Hace poco más de cuatro años comenzaba mis colaboraciones en
la revista Pasión en Salamanca, con un artículo titulado «La cuna y la
cruz». Trataba de mostrar la íntima relación que tienen dos momentos tan
aparentemente disociados como la Navidad y la Semana Santa, el nacimiento de
Jesús y la Pasión. El sentido del dolor y la experiencia vital ante el silencio
de Dios, que no nos da ninguna explicación sobre el dolor, porque el
dolor, la enfermedad, el sufrimiento no se pueden explicar.
Esta noche, al borde del adiós a un año difícil, complicado y
trágico para tantas personas, la celebración del nacimiento del Hijo de Dios se
revela más actual si cabe, más necesaria. Dios Alfa y Omega, principio y fin,
encarnado con nosotros hasta la fragilidad, hasta el dolor más extremo, hasta la
muerte y la resurrección. Acercarnos a la intuición de esta buena noticia nos
sitúa ante una experiencia que solo se comprende desde la desmesura y la
paradoja, porque se aparta de nuestra lógica. Jesús nos trajo la Buena Noticia
en aquella noche de hace más de dos mil años y nos la sigue trayendo hoy, de un
modo fascinante y definitivo, cautivador y liberador, hiriente y sanador.

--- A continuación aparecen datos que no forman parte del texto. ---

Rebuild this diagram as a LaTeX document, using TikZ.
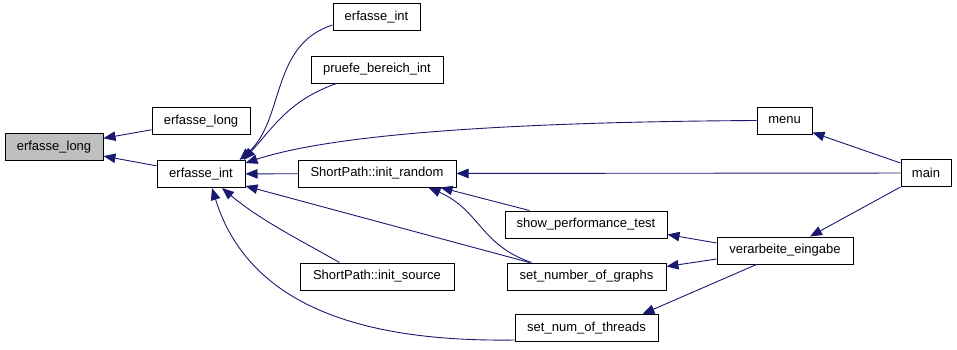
\documentclass[tikz,border=0pt]{standalone}
\usepackage{fontspec}
\setmainfont{Liberation Sans}
\usetikzlibrary{positioning}
\usetikzlibrary{calc}
\usetikzlibrary{arrows.meta}

\definecolor{edgeblue}{RGB}{25,25,112}
\definecolor{curgray}{RGB}{191,191,191}

\tikzset{
    fn/.style={draw, line width=1pt, minimum height=27pt, inner sep=0pt,
        font=\fontsize{13}{15}\selectfont},
    call/.style={draw=edgeblue, line width=0.9pt,
        -{Triangle[length=12pt,width=9.5pt]}},
}

\begin{document}
\begin{tikzpicture}[x=1pt, y=-1pt]
    \useasboundingbox (0,0) rectangle (957,349);

    % callers, left to right
    \node [fn, fill=curgray, minimum width=98pt] (el) at (54,147) {erfasse\_long};
    \node [fn, minimum width=98pt] (el2) at (201,121) {erfasse\_long};
    \node [fn, minimum width=88pt] (ei) at (201,174) {erfasse\_int};

    \node [fn, minimum width=87pt] (eitop) at (376.5,17) {erfasse\_int};
    \node [fn, minimum width=132pt] (pb) at (377,69.5) {pruefe\_bereich\_int};
    \node [fn, minimum width=158pt] (ir) at (377,173.5) {ShortPath::init\_random};
    \node [fn, minimum width=154pt] (is) at (377,276.5) {ShortPath::init\_source};

    \node [fn, minimum width=162pt] (spt) at (586,224.5) {show\_performance\_test};
    \node [fn, minimum width=159pt] (sng) at (586.5,276.5) {set\_number\_of\_graphs};
    \node [fn, minimum width=143pt] (snt) at (586.5,328) {set\_num\_of\_threads};

    \node [fn, minimum width=55pt] (menu) at (784.5,120.5) {menu};
    \node [fn, minimum width=136pt] (ve) at (785,250.5) {verarbeite\_eingabe};
    \node [fn, minimum width=50pt] (main) at (926,173) {main};

    % calls into erfasse_long
    \draw [call] (el2) -- (el);
    \draw [call] (ei) -- (el);

    % calls into erfasse_int
    \draw [call] ([yshift=-8pt]eitop.west) .. controls (270,45) and (285,120) .. ([xshift=-6pt]ei.north east);
    \draw [call] ([xshift=26pt]pb.south west) .. controls (290,100) and (275,125) .. ([xshift=-2pt]ei.north east);
    \draw [call] (menu.west) .. controls (500,122) and (330,135) .. ([yshift=-3pt]ei.north east);
    \draw [call] (ir) -- (ei);
    \draw [call] ([xshift=23pt]sng.north west) -- ([yshift=2pt]ei.south east);
    \draw [call] ([xshift=40pt]is.north west) .. controls (300,240) and (260,220) .. ([xshift=21pt]ei.south);
    \draw [call] ([yshift=2pt]snt.south west) .. controls (370,342) and (250,310) .. ([xshift=11pt]ei.south);

    % calls into init_random
    \draw [call] (main) -- (ir);
    \draw [call] ([xshift=25pt]spt.north west) -- ([xshift=-16pt]ir.south east);
    \draw [call] ([xshift=25pt]sng.north west) .. controls (480,245) and (480,210) .. ([xshift=-28pt]ir.south east);

    % verarbeite_eingabe and main
    \draw [call] ([yshift=7.5pt]ve.west) -- ([yshift=4pt]spt.south east);
    \draw [call] ([yshift=-8.5pt]ve.west) -- ([yshift=-4pt]sng.north east);
    \draw [call] ([xshift=40pt]ve.south west) -- ([xshift=-16pt]snt.north east);
    \draw [call] ([yshift=10pt]main.west) -- ([yshift=2pt]menu.south east);
    \draw [call] (main.south west) -- ([xshift=25pt]ve.north);
\end{tikzpicture}
\end{document}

En Belén comenzó la historia del amor infinito y libre de
Dios. En palabras de J. Mª de Olaizola, Jesús, amando hasta el extremo, es la
palabra definitiva de Dios que resuena con dolorosa desnudez desde el silencio
de la cruz. Podemos negar esta noticia, tildarla de patraña frente a las
noticias de saldo que se ubican en la comodidad y la seguridad aparente del
dinero. Podemos «recauchutarla» mostrando solo su lado amable y cálido,
obviando lo que tiene de incertidumbre y provocación; en otras palabras, convertirla
en herramienta-soporte de las propias convicciones, de la autoestima de manual.
Podemos incluso convertirla en un arma de ataque-defensa que nos convierte en
seguros poseedores de la verdad que acalle cualquier posicionamiento contrario
a nuestro dogma. Y podemos, finalmente, acogerla con el temblor y la duda, con
la fascinación y la emoción de quien se siente seducido, desbordado, fascinado
por una luz desconcertante, por una atracción destructora y creadora al mismo
tiempo.
En la más absoluta pobreza de aquel pesebre de Belén, desde
la fragilidad y el amor incondicional de una jovencísima María, hasta la
soledad y el abandono de la muerte en la cruz, Jesús nos reveló la verdadera,
la definitiva noticia de la Salvación. Y nos dejó un modo infalible e inmediato
de reconocerle: en los niños, los pobres, los humildes, los que sufren la
violencia y la incomprensión, los olvidados, los marginados.
La Iglesia nos recuerda ―porque, tristemente, nos volvemos
olvidadizos― que más de ochenta y dos millones y medio de personas en todo el
mundo se han visto obligadas a abandonar sus hogares a causa de alguna de las
veinticinco guerras abiertas o de algún tipo de persecución (...) Refugiados,
en muchos casos considerados de segunda clase, procedentes de conflictos
enquistados en países como Etiopía, Siria o Afganistán. Olvidados por la
comunidad internacional. Una lista interminable de personas huidas de su país,
perseguidas, condenadas al abandono y la desesperación (Siria, Venezuela,
Afganistán, Sudán del Sur, Myanmar, R. D. Congo, Somalia, Sudán, Eritrea, Malí,
Níger, Chad, Camerún, Haití, Gaza, Ucrania). Pero en fin, tampoco hace falta
dirigir tan lejos la mirada para reconocer a Jesús.